> **Description of the task**: Extract precisely the lines of the entries below, from the first line through the line containing "pct = [0.10, 0.17, 0.12, 0.11, 0.09, 0.09]".

··· Records to process ···

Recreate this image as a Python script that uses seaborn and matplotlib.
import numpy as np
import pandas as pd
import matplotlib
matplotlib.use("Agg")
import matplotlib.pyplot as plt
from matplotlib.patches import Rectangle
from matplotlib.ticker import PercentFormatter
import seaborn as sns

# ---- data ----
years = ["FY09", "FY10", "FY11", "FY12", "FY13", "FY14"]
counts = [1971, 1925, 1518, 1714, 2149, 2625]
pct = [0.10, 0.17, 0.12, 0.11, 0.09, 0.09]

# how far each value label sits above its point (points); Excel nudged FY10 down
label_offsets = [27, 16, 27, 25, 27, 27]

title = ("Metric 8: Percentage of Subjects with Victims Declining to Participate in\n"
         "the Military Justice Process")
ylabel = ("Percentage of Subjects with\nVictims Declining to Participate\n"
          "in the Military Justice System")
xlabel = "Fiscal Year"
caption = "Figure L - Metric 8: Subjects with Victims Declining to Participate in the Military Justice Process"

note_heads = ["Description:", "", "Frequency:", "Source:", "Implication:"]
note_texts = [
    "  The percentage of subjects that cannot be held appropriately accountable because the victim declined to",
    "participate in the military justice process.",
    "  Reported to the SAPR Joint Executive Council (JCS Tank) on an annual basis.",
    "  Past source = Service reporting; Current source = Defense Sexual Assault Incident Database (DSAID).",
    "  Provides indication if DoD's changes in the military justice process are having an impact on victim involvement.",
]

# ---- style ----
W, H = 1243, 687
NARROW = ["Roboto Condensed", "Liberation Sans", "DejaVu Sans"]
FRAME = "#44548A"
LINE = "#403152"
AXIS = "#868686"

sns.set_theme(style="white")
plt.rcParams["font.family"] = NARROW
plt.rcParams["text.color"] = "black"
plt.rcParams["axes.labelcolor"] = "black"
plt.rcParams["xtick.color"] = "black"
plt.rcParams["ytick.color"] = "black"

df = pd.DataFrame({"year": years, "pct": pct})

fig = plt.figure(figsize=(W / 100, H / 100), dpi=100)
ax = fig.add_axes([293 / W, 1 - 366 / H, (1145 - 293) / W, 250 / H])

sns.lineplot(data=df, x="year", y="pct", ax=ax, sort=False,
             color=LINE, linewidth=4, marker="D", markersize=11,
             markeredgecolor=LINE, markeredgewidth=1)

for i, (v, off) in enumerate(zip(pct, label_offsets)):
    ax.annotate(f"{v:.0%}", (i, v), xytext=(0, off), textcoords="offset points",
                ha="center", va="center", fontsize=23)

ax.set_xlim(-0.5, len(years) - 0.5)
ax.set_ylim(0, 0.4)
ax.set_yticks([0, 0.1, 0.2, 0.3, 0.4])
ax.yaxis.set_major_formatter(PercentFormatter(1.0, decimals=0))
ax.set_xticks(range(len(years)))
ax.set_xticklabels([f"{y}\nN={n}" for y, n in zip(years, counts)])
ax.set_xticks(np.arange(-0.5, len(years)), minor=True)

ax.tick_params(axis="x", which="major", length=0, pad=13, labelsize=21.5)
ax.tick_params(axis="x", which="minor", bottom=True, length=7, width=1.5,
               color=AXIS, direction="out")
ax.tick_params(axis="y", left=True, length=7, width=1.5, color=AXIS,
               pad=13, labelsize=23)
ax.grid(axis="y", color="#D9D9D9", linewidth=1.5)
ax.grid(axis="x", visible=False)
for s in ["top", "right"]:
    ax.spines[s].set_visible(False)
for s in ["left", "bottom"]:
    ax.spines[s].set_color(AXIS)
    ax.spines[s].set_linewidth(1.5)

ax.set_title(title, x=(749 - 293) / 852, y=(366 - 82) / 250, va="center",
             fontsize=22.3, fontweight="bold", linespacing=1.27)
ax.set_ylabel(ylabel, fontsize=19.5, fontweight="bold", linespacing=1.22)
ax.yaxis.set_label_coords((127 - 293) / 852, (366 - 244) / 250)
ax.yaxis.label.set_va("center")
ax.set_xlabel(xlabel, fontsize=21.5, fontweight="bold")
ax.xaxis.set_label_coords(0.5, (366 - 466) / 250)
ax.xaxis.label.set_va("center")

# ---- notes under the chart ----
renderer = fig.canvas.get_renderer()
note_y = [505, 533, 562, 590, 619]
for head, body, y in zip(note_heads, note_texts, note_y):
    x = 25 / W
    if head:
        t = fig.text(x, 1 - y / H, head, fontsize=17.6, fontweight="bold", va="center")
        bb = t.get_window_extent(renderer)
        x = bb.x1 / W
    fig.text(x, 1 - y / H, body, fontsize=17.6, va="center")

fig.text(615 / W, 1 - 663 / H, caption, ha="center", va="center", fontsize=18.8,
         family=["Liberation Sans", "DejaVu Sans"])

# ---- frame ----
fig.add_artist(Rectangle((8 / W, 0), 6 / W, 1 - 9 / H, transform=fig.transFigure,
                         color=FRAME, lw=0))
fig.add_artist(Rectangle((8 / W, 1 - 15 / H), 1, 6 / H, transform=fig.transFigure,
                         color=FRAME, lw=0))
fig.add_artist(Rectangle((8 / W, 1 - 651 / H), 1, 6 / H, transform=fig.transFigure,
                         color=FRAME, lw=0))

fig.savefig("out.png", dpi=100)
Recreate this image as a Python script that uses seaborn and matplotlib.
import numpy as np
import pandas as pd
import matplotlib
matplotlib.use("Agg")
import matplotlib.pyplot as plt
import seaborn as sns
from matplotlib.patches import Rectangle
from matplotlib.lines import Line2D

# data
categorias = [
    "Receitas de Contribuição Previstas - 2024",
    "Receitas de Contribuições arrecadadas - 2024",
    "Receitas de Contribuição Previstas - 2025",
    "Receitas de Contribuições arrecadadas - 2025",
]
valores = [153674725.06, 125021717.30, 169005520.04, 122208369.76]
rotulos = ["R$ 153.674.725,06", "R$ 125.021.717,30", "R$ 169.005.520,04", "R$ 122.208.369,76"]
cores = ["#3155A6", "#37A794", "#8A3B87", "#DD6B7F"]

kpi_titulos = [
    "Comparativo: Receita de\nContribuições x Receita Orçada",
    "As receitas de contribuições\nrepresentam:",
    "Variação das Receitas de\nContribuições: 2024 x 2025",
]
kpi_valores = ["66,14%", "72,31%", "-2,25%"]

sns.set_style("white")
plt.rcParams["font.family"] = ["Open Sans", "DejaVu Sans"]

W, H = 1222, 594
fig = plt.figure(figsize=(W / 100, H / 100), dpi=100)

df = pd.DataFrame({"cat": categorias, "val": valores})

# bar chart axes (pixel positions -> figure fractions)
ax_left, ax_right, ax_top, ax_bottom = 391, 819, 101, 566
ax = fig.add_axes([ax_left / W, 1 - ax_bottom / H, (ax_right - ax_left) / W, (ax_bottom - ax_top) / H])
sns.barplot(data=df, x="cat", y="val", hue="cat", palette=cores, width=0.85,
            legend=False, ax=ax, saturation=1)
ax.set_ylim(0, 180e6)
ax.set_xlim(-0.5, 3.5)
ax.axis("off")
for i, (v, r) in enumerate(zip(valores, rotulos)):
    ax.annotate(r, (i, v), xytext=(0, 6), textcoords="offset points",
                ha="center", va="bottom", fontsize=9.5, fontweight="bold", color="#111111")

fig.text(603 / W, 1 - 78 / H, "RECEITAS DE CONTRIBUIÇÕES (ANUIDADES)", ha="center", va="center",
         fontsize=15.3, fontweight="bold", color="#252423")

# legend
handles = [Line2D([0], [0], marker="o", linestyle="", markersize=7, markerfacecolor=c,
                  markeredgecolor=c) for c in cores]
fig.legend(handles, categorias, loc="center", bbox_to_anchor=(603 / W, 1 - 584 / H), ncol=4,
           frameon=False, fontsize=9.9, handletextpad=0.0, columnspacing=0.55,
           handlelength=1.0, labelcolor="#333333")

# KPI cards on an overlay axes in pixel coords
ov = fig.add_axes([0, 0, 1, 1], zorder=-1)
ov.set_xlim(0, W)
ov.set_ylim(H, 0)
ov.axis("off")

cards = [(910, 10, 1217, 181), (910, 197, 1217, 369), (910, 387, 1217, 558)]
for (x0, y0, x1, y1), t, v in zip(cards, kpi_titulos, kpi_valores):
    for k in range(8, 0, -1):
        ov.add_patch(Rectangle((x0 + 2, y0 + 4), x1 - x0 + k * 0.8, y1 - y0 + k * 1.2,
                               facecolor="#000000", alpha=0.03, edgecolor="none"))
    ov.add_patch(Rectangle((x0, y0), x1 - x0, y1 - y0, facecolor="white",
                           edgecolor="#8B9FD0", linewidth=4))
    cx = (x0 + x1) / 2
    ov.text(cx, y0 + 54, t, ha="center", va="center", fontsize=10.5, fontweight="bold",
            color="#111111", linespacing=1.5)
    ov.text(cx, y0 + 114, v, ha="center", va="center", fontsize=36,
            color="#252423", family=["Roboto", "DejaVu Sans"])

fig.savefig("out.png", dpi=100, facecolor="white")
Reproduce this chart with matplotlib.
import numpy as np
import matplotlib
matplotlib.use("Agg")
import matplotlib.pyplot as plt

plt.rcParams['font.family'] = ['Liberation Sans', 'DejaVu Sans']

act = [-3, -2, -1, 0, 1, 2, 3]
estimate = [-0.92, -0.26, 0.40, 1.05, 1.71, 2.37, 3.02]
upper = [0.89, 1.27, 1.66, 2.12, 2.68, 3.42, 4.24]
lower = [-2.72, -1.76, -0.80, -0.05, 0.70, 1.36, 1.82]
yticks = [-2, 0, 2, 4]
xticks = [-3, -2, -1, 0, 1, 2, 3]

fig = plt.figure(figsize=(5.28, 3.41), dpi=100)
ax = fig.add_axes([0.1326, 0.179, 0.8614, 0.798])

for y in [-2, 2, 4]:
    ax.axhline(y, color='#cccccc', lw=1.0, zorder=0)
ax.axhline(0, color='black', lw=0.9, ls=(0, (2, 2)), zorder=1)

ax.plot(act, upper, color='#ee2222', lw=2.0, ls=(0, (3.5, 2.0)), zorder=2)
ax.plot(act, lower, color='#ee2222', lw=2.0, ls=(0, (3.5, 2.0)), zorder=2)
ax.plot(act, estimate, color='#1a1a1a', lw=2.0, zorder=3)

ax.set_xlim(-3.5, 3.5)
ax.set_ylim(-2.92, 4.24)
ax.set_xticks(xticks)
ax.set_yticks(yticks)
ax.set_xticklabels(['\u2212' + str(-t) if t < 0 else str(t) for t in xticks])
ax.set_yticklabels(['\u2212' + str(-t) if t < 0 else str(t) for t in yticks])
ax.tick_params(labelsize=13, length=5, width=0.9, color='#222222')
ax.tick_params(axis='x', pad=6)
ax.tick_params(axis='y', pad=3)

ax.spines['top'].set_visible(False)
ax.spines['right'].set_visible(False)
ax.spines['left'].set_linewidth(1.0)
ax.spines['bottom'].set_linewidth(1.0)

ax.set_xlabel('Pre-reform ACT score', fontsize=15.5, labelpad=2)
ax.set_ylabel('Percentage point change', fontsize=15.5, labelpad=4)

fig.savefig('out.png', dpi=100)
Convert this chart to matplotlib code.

···

> **Exercise output**:
Recreate this image as a Python script that uses seaborn and matplotlib.
import numpy as np
import pandas as pd
import matplotlib
matplotlib.use("Agg")
import matplotlib.pyplot as plt
from matplotlib.patches import Rectangle
from matplotlib.ticker import PercentFormatter
import seaborn as sns

# ---- data ----
years = ["FY09", "FY10", "FY11", "FY12", "FY13", "FY14"]
counts = [1971, 1925, 1518, 1714, 2149, 2625]
pct = [0.10, 0.17, 0.12, 0.11, 0.09, 0.09]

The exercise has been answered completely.